Zoom in font  Zoom out font Published: 2017-11-08  Views: 4
Core Tip: In the Netherlands, internal quality sorting for apples is still very limited, but it’s very much on the rise in other production countries.
In the Netherlands, internal quality sorting for apples is still very limited, but it’s very much on the rise in other production countries.

“The warmer the climate, the more internal quality problems the apples have. That means the necessity of it is much larger abroad. In Australia, five supermarket chains have even made internal quality sorting mandatory for their suppliers,” says Erwin Bakker from Ellips.

Ellips recently supplied the system for internal quality sorting to their partner, GP Graders in Melbourne.

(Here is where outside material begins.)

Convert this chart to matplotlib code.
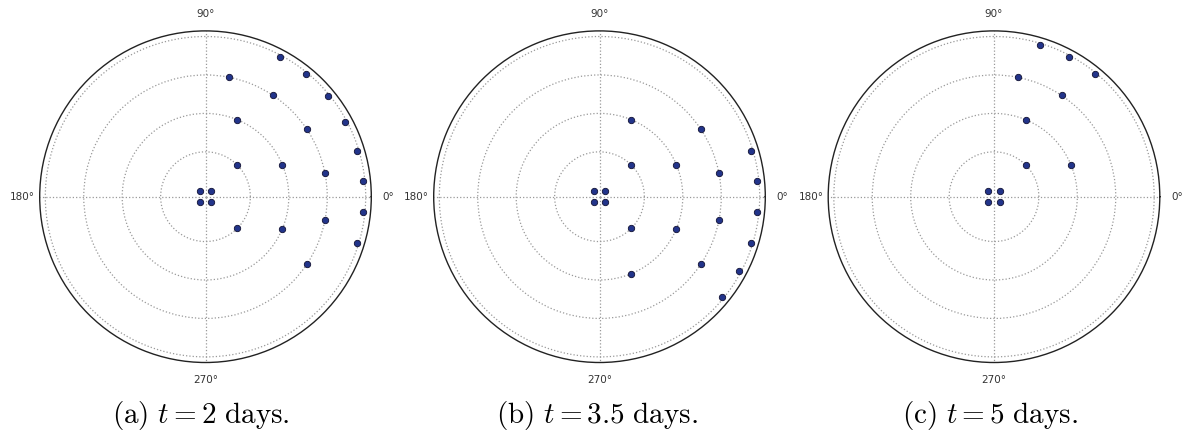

“We set up a demo-unit in their factory. We were given a box of rejected apples by a competing sorting machine. Our system flawlessly picked the good apples from that box. We emptied half the box! Otherwise 750 dollar would have been just thrown out. You could save quite a bit on an entire orchard that way. Internal quality sorting is often seen as an expensive measuring method. That might be true if you don’t have much internal quality problems, but when a year is bad qualitatively, every packer with optical sorting technology wants to use it. The choice then is throwing everything out or picking out the good product.”

“Supermarkets and consumers make high demands on their fruit and vegetables. They want high and constant quality. Damages are accepted less and less. By sorting mechanically or manually, damages occur too often,” Erwin continues.

“Over the years we developed a system that can accurately decide on the internal quality of a product in addition to the external quality. Defects like rot, but also sugar content, dry dust, acidity and ripeness can be accurately measured. The system knows how to accurately distinguish between ‘bad’ and ‘good’ products.”

“Our software TrueSort is used by more than 3,500 sorters throughout the world,” Erwin says. When asked about their secret, the programmer answers: “Years of studying. I started developing software programmes for sorting machines in 1989. We studied tens of thousands of apples and onions to find out what the bottleneck was in sorting. We then started programming for that. In those 25 years, we built ourselves a knowledge advantage.”

“Onions are the most difficult fresh produce product, regarding the sorting of internal quality, and that’s how we started. Compared to that, apples are much easier. But we definitely recognise we can still improve. For example, there are major differences between varieties. Sorting an Envy apple is going incredibly well. We recently had only one mistake in a test of 1,500 apples, that’s practically abnormal. But a variety like Honeycrisp is a much more difficult apple because of its local defects,” Erwin says.

“I sometimes see packing stations that could make you cry. Such an enormous amount of good apples are thrown away. Such food waste! If you then show growers and packers how to improve quality sorting, it becomes a no brainer. Our approach is unique in that regard. Most competitors are machine manufacturers that supply sorting software on the side, which is suitable to only their own machines. Our standard software can be used on every sorting machine, no matter what brand, and it can also be used on both old and new machines.”